Calculable objects are the ones that can be manipulated during calculations. The main methods are calculate_next_step() and expand_and_reduce_next_step().
This is basically the case of all simple calculus objects (like Values, Items, Products etc.) but not the case of composed calculus objects (like Equations : you can not calculate an Equation, even if you can calculate each of its members separately).
Fields | Methods (provided) | Methods (must be reimplemented) |
---|---|---|
substitute() | calculate_next_step() | |
__iter__() | expand_and_reduce_next_step() | |
__next__() | get_iteration_list() | |
__len__() | ||
multiply_symbol_is_required() | ||
requires_brackets() | ||
requires_inner_brackets() | ||
is_displ_as_a_single_1() | ||
is_displ_as_a_single_0() | ||
is_displ_as_a_single_neutral() | ||
is_displ_as_a_single_minus_1() | ||
is_displ_as_a_single_int() | ||
is_displ_as_a_single_numeric_Item() |
calculate_next_step() will determine what is the next object during steps of numeric calculation.
For instance, if the expression is this Product : (2×3 - 5)×(7 + 3), calculate_next_step() should return this Product : (6 - 5)×10. If nothing can be calculated, then calculate_next_step() will return None.
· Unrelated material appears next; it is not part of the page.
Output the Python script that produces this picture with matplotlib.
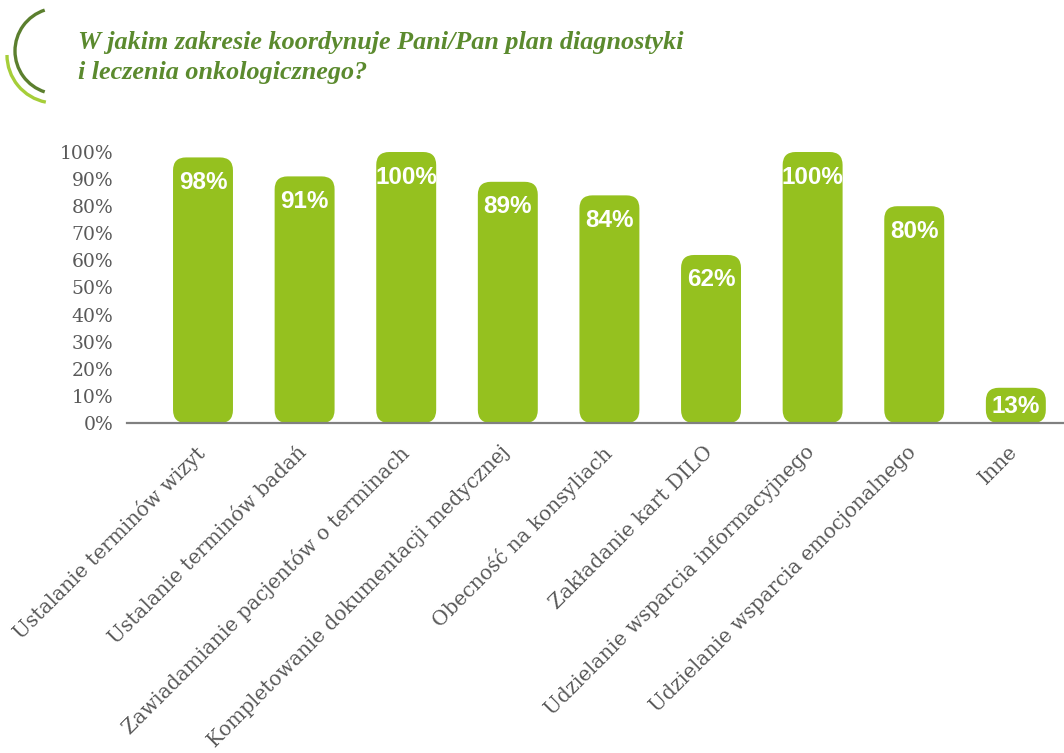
import matplotlib
matplotlib.use("Agg")
import matplotlib.pyplot as plt
from matplotlib.patches import FancyBboxPatch, Arc

categories = [
    "Ustalanie terminów wizyt",
    "Ustalanie terminów badań",
    "Zawiadamianie pacjentów o terminach",
    "Kompletowanie dokumentacji medycznej",
    "Obecność na konsyliach",
    "Zakładanie kart DILO",
    "Udzielanie wsparcia informacyjnego",
    "Udzielanie wsparcia emocjonalnego",
    "Inne",
]
values = [98, 91, 100, 89, 84, 62, 100, 80, 13]
yticks = [0, 10, 20, 30, 40, 50, 60, 70, 80, 90, 100]
title_lines = ["W jakim zakresie koordynuje Pani/Pan plan diagnostyki",
               "i leczenia onkologicznego?"]

BAR = "#95c11f"
TITLE = "#5b8a2e"
GRAY = "#595959"

W, H = 1064, 753
fig = plt.figure(figsize=(W / 100, H / 100), dpi=100)

# main axes (pixel placement)
ax_l, ax_r = 127, 1064
ax_b, ax_t = 423, 152
ax = fig.add_axes([ax_l / W, (H - ax_b) / H, (ax_r - ax_l) / W, (ax_b - ax_t) / H])
xlo, xhi = -0.748, 8.474
ax.set_xlim(xlo, xhi)
ax.set_ylim(0, 100)

bars = ax.bar(range(len(values)), values, width=0.59, color=BAR)
ppx = (ax_r - ax_l) / (xhi - xlo)
ppy = (ax_b - ax_t) / 100.0
r_px = 13
for b in bars:
    b.set_visible(False)
    x, y = b.get_x(), b.get_y()
    w, h = b.get_width(), b.get_height()
    p = FancyBboxPatch((x, y), w, h,
                       boxstyle="round,pad=0,rounding_size=%f" % (r_px / ppx),
                       mutation_aspect=ppx / ppy,
                       facecolor=BAR, edgecolor="none", clip_on=False)
    ax.add_patch(p)

for i, v in enumerate(values):
    off = -19 if v < 20 else -25
    ax.annotate(f"{v}%", (i, v), xytext=(0, off), textcoords="offset pixels",
                ha="center", va="center", color="white", fontsize=17.5,
                fontweight="bold", family=["Liberation Sans", "DejaVu Sans"])

ax.set_yticks(yticks)
ax.set_yticklabels([f"{t}%" for t in yticks], family="DejaVu Serif",
                   fontsize=13.5, color=GRAY)
label_shift = 8 / ppx  # labels sit slightly left of bar centres
ax.set_xticks([i - label_shift for i in range(len(categories))])
ax.set_xticklabels(categories, rotation=45, ha="right", rotation_mode="anchor",
                   family="DejaVu Serif", fontsize=14.5, color=GRAY)
ax.tick_params(axis="y", length=0, pad=10)
ax.tick_params(axis="x", length=0, pad=14)
for s in ["left", "right", "top"]:
    ax.spines[s].set_visible(False)
ax.spines["bottom"].set_color("#808080")
ax.spines["bottom"].set_linewidth(1.6)
ax.patch.set_visible(False)

# overlay for title and decoration
ov = fig.add_axes([0, 0, 1, 1], zorder=-1)
ov.set_xlim(0, W)
ov.set_ylim(H, 0)
ov.axis("off")
ov.add_patch(Arc((58, 51), 86, 86, theta1=108, theta2=252, color="#5b7f2e", lw=2.4))
ov.add_patch(Arc((55, 55), 96, 96, theta1=101, theta2=180, color="#a6ce39", lw=2.4))
ov.text(78, 42, title_lines[0], family="Liberation Serif", fontsize=18.8,
        fontweight="bold", style="italic", color=TITLE, va="center", ha="left")
ov.text(78, 72, title_lines[1], family="Liberation Serif", fontsize=18.8,
        fontweight="bold", style="italic", color=TITLE, va="center", ha="left")

fig.savefig("out.png", dpi=100)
expand_and_reduce_next_step() will determine the next object in the steps of expansion and reduction of literal expressions. For instance, if the expression is 3x(8x - 3) it will return 3x×8x + 3x×(-3). If nothing can be expanded neither reduced, it will return None.
substitute()'s role is to properly replace literal Values by numeric ones. The match is done using a dictionnary in argument. It is only reimplemented in Value, which will actually do the substitution. The Calculable.substitute() will only call recursively substitute() on each element of the object. At last, Value.substitute() will do the job. There's a substitute() method in SubstitutableEquality also, which acts in the same way as Calculable.substitute(). (Maybe it is possible to create a Substitutable class which would gather everything related to substitution and then use multiple heritage possibilities to give these methods to all classes that need them)
get_iteration_list() will help the __iter__() and __next__() methods to work properly. Calculables contain one or several elements and it is practical to be able to iter over them. __len__() will tell how many elements there are. (Actually I do think there may be a way to unify all this and to have a way to avoid to redefine these methods by giving all calculus objects a _element field which would be of length 1 for Item and Value...)
multiply_symbol_is_required(), requires_brackets() and requires_inner_brackets() are necessary to be able to display an expression correctly.
The is_displ_as_a_single_*() methods are there to check if an object is not just a single 1 (or anything else) embedded in another objet. For instance, if we have a Product of (Product containing a single Item 1) by Item x ; we should display x and not 1x ; so the method is_displ_as_a_single_1() will help to check that 'Product containing a single Item 1' is actually displayable as a single 1 (and in this case does not have to be displayed).